Long tut alpha equivalence
Language Lambda/n is defined and used in a test, but the =a(lpha) function is defined in terms of language SD and uses the sd metafunction that is also defined on SD.
It looks as if the intended behavior is for the test to remain as is, but that =α be defined for Lambda/n instead of SD so the test makes sense.
If =α is defined for Lambda/n then sd has to be defined for Lambda/n too.
Looking carefully, there are clearly some issues with the declared languages in this section. sd/a and sd look as if they should be defined for Lambda, based on their tests. If they didn't have contracts, none of this would be a problem---redex is happy to ignore language declarations a lot of the time. We could use define-extended-metafunction to update the languages and contracts, but that hasn't been introduced in the tutorial.

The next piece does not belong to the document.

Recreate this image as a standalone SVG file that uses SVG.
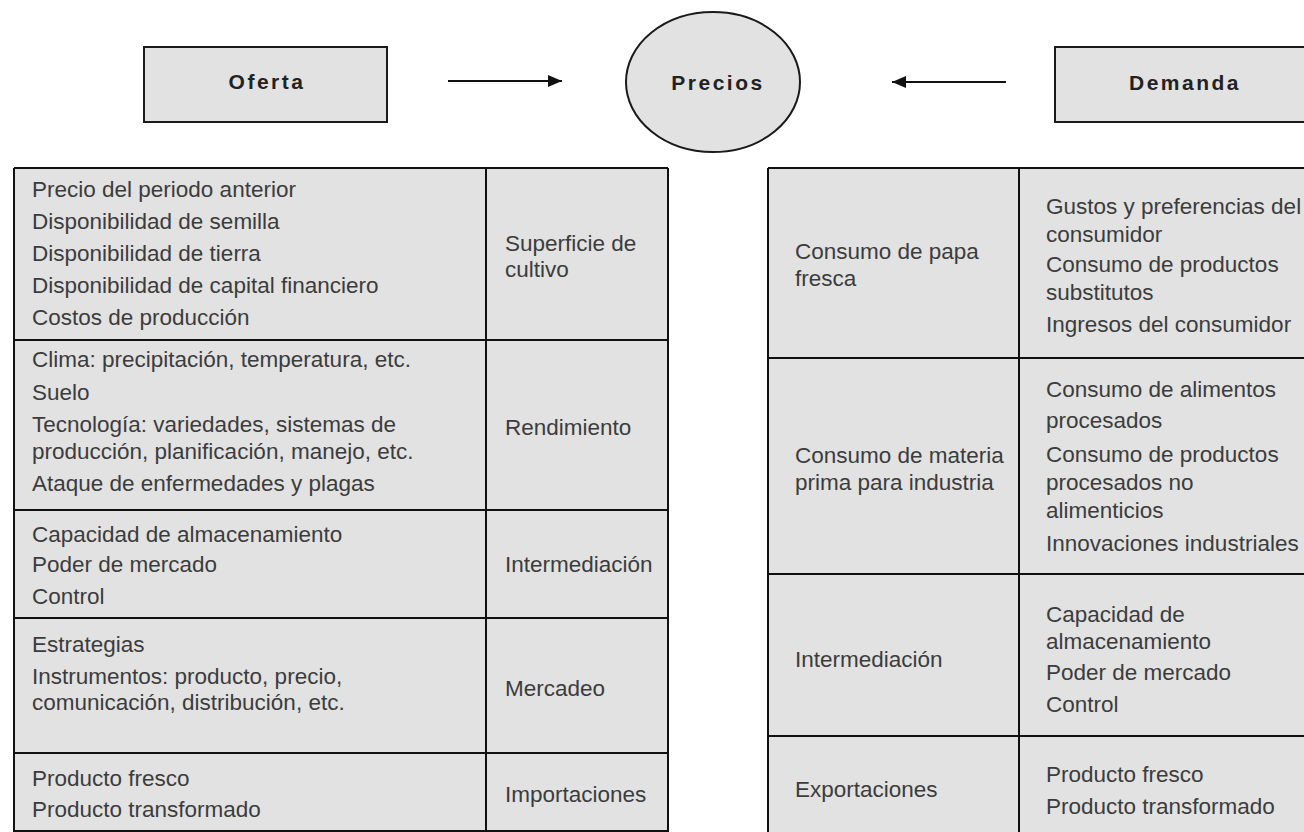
<svg xmlns="http://www.w3.org/2000/svg" width="1304" height="832" viewBox="0 0 1304 832">
  <defs>
    <marker id="arrow" viewBox="0 0 14 12" refX="14" refY="6" markerWidth="14" markerHeight="12" markerUnits="userSpaceOnUse" orient="auto">
      <path d="M0,0 L14,6 L0,12 z" fill="#111"/>
    </marker>
    <style>
      .box { fill: #e2e2e2; stroke: #1a1a1a; stroke-width: 2; }
      .cell { fill: #e2e2e2; stroke: none; }
      .grid { stroke: #111; stroke-width: 2; fill: none; }
      .title { font-family: "Liberation Sans", Arial, sans-serif; font-weight: bold; font-size: 21px; letter-spacing: 2.5px; fill: #222; text-anchor: middle; }
      .t { font-family: "Liberation Sans", Arial, sans-serif; font-size: 22.5px; fill: #3c3c3c; }
      .conn { stroke: #111; stroke-width: 2; fill: none; }
    </style>
  </defs>
  <rect width="1304" height="832" fill="#ffffff"/>

  <g id="oferta">
    <rect class="box" x="144" y="47" width="243" height="75"/>
    <text class="title" x="267" y="89">Oferta</text>
  </g>

  <g id="precios">
    <ellipse class="box" cx="713" cy="82" rx="87" ry="70"/>
    <text class="title" x="718" y="90">Precios</text>
  </g>

  <g id="demanda">
    <rect class="box" x="1055" y="47" width="260" height="75"/>
    <text class="title" x="1185" y="90">Demanda</text>
  </g>

  <g id="connectors">
    <line class="conn" x1="448" y1="81" x2="562" y2="81" marker-end="url(#arrow)"/>
    <line class="conn" x1="1006" y1="82" x2="892" y2="82" marker-end="url(#arrow)"/>
  </g>

  <g id="tabla-oferta">
    <rect class="cell" x="14" y="168" width="654" height="670"/>
    <path class="grid" d="M14,168 H668 M14,340 H668 M14,510 H668 M14,618 H668 M14,753 H668 M14,831 H668 M14,168 V832 M486,168 V832 M668,168 V832"/>
    <text class="t" x="32" y="197">Precio del periodo anterior</text>
    <text class="t" x="32" y="229">Disponibilidad de semilla</text>
    <text class="t" x="32" y="261">Disponibilidad de tierra</text>
    <text class="t" x="32" y="293">Disponibilidad de capital financiero</text>
    <text class="t" x="32" y="325">Costos de producción</text>
    <text class="t" x="505" y="251">Superficie de</text>
    <text class="t" x="505" y="277">cultivo</text>

    <text class="t" x="32" y="367">Clima: precipitación, temperatura, etc.</text>
    <text class="t" x="32" y="400">Suelo</text>
    <text class="t" x="32" y="432">Tecnología: variedades, sistemas de</text>
    <text class="t" x="32" y="459">producción, planificación, manejo, etc.</text>
    <text class="t" x="32" y="491">Ataque de enfermedades y plagas</text>
    <text class="t" x="505" y="435">Rendimiento</text>

    <text class="t" x="32" y="542">Capacidad de almacenamiento</text>
    <text class="t" x="32" y="572">Poder de mercado</text>
    <text class="t" x="32" y="604">Control</text>
    <text class="t" x="505" y="572">Intermediación</text>

    <text class="t" x="32" y="652">Estrategias</text>
    <text class="t" x="32" y="684">Instrumentos: producto, precio,</text>
    <text class="t" x="32" y="710">comunicación, distribución, etc.</text>
    <text class="t" x="505" y="696">Mercadeo</text>

    <text class="t" x="32" y="786">Producto fresco</text>
    <text class="t" x="32" y="817">Producto transformado</text>
    <text class="t" x="505" y="802">Importaciones</text>
  </g>

  <g id="tabla-demanda">
    <rect class="cell" x="768" y="168" width="540" height="670"/>
    <path class="grid" d="M768,168 H1310 M768,358 H1310 M768,574 H1310 M768,736 H1310 M768,168 V832 M1019,168 V832"/>
    <text class="t" x="795" y="259">Consumo de papa</text>
    <text class="t" x="795" y="286">fresca</text>
    <text class="t" x="1046" y="214">Gustos y preferencias del</text>
    <text class="t" x="1046" y="242">consumidor</text>
    <text class="t" x="1046" y="272">Consumo de productos</text>
    <text class="t" x="1046" y="300">substitutos</text>
    <text class="t" x="1046" y="332">Ingresos del consumidor</text>

    <text class="t" x="795" y="463">Consumo de materia</text>
    <text class="t" x="795" y="490">prima para industria</text>
    <text class="t" x="1046" y="397">Consumo de alimentos</text>
    <text class="t" x="1046" y="428">procesados</text>
    <text class="t" x="1046" y="462">Consumo de productos</text>
    <text class="t" x="1046" y="490">procesados no</text>
    <text class="t" x="1046" y="518">alimenticios</text>
    <text class="t" x="1046" y="551">Innovaciones industriales</text>

    <text class="t" x="795" y="667">Intermediación</text>
    <text class="t" x="1046" y="622">Capacidad de</text>
    <text class="t" x="1046" y="649">almacenamiento</text>
    <text class="t" x="1046" y="680">Poder de mercado</text>
    <text class="t" x="1046" y="712">Control</text>

    <text class="t" x="795" y="797">Exportaciones</text>
    <text class="t" x="1046" y="782">Producto fresco</text>
    <text class="t" x="1046" y="814">Producto transformado</text>
  </g>
</svg>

FWIW, the tutorial consists of notes from the 2015 Redex workshop. The lecture notes supported live demos and worked at the time. The problem sets were derived from working solutions.

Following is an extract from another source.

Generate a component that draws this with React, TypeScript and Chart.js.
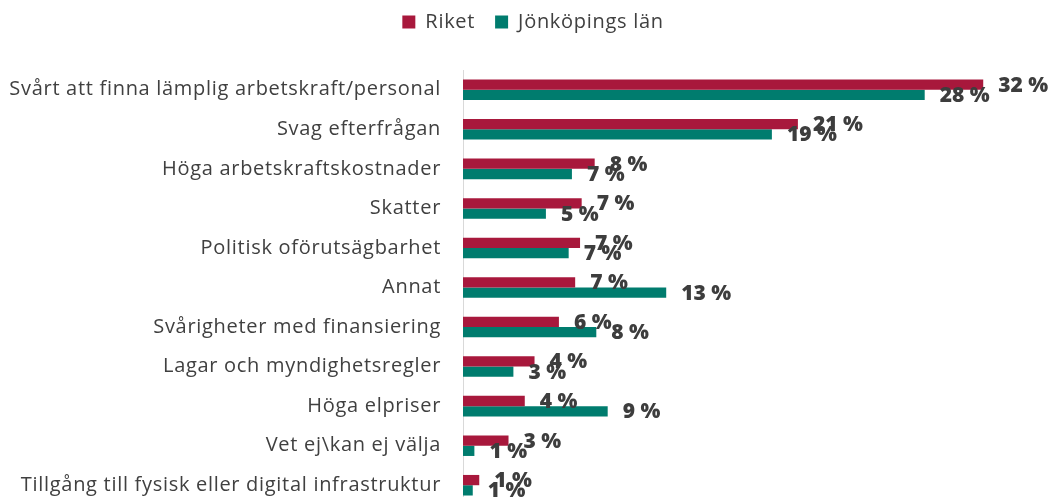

I guess when we migrated these notes into our docs, things got shuffled in ways that leaves copy-and-paste readers perplexed.

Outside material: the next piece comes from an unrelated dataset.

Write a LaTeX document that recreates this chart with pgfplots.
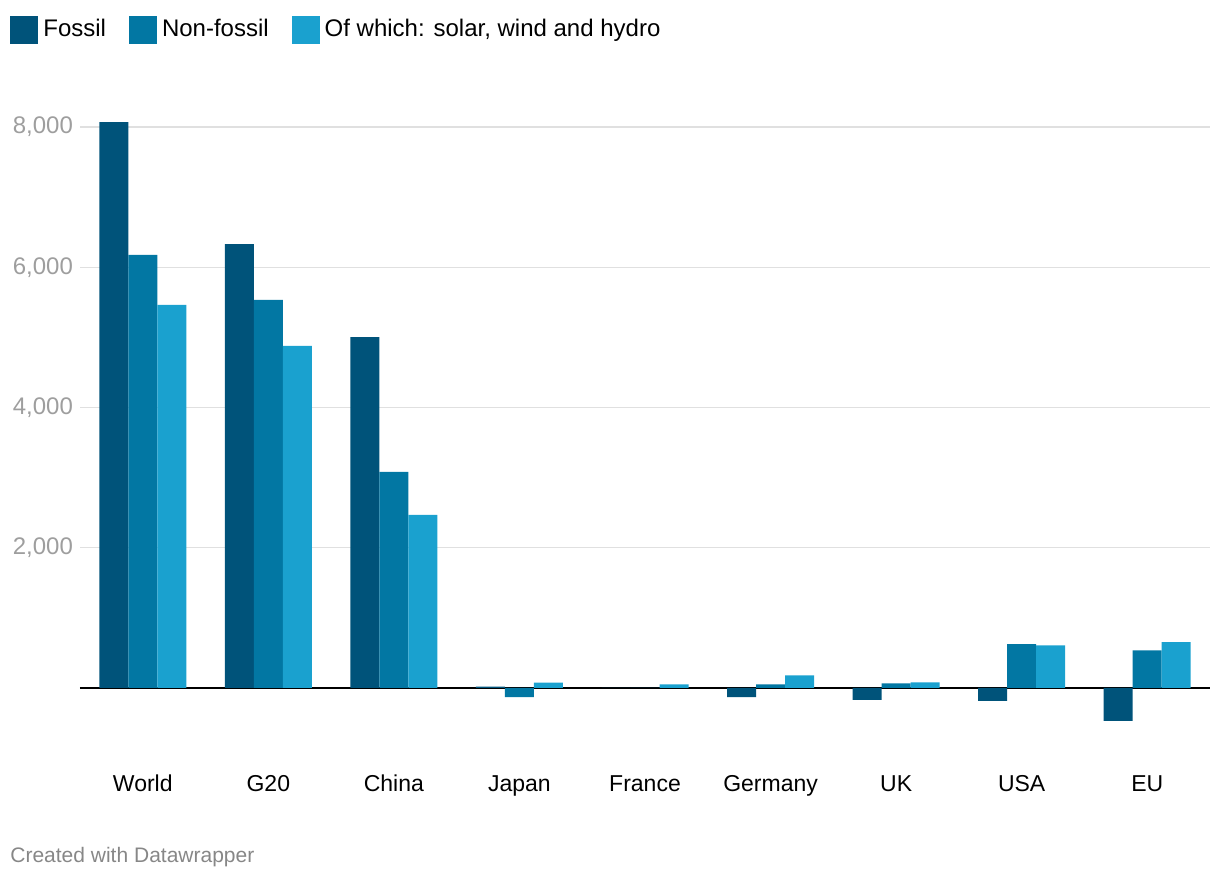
\documentclass[border=0pt]{standalone}
\usepackage{pgfplots}
\pgfplotsset{compat=1.18}
\usepackage{fontspec}
\setmainfont{Liberation Sans}
\definecolor{cFossil}{RGB}{0,83,122}
\definecolor{cNon}{RGB}{2,119,163}
\definecolor{cSolar}{RGB}{26,161,207}
\definecolor{cGrid}{RGB}{224,224,224}
\definecolor{cTick}{RGB}{158,158,158}
\definecolor{cFoot}{RGB}{135,135,135}
\begin{document}
\begin{tikzpicture}
\path[use as bounding box] (0,0) rectangle (610pt,441pt);
\begin{axis}[
  at={(40pt,69pt)}, anchor=south west,
  scale only axis, width=565pt, height=319pt,
  xmin=-0.5, xmax=8.5, ymin=-800, ymax=8300,
  ybar=0pt, bar width=14.5pt,
  axis line style={draw=none},
  xtick={0,...,8},
  xticklabels={World,G20,China,Japan,France,Germany,UK,USA,EU},
  xtick style={draw=none},
  xticklabel style={font=\fontsize{11.5}{13}\selectfont, text=black, anchor=base, yshift=-19.5pt},
  ytick={2000,4000,6000,8000},
  ytick style={draw=none},
  yticklabel style={font=\fontsize{12}{14}\selectfont, text=cTick},
  /pgf/number format/assume math mode=true,
  /pgf/number format/1000 sep={,},
  ymajorgrids, grid style={cGrid, line width=0.6pt},
  extra y ticks={0}, extra y tick labels={},
  extra y tick style={grid style={black, line width=1pt}},
  clip=false,
  legend style={at={(-0.062,1.144)}, anchor=north west, draw=none, fill=none,
    legend columns=3, font=\fontsize{12}{14}\selectfont,
    /tikz/every even column/.append style={column sep=9pt},
    inner sep=0pt, nodes={inner sep=2.5pt}},
  legend image code/.code={\fill[#1] (0pt,-7pt) rectangle (14pt,7pt);},
]
\addplot[fill=cFossil, draw=none] coordinates {(0,8070) (1,6330) (2,5005) (3,20) (4,0) (5,-130) (6,-170) (7,-185) (8,-470)};
\addplot[fill=cNon, draw=none] coordinates {(0,6175) (1,5533) (2,3080) (3,-130) (4,0) (5,50) (6,65) (7,623) (8,537)};
\addplot[fill=cSolar, draw=none] coordinates {(0,5462) (1,4877) (2,2467) (3,75) (4,50) (5,180) (6,80) (7,608) (8,652)};
\legend{Fossil,Non-fossil,{Of which: solar, wind and hydro}}
\end{axis}
\node[anchor=west, text=cFoot, font=\fontsize{10.5}{12}\selectfont, inner sep=0pt] at (5pt,12.5pt) {Created with Datawrapper};
\end{tikzpicture}
\end{document}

What you need to state first is a guideline for what you want to achieve, what kind of reader you want to support.
Do you want readers to chase the definitions need to explore a particular point in the notes? Text books take this approach, partly because the chasing can serve a pedagogic role.
Do you want easily flowing test? Do you want to support it with margin notes that link to complete files?
Do you want text interrupted by ever-growing programs? People already find scribble’s format heavy because so little content fits into large vertical space.
Don’t just fix local problems randomly.
The tutorial gives the impression that run can run it at any point, up to the point one is reading. To me, that is useful.
For now, I will just keep sending "random" pull requests that "fix" things I run into.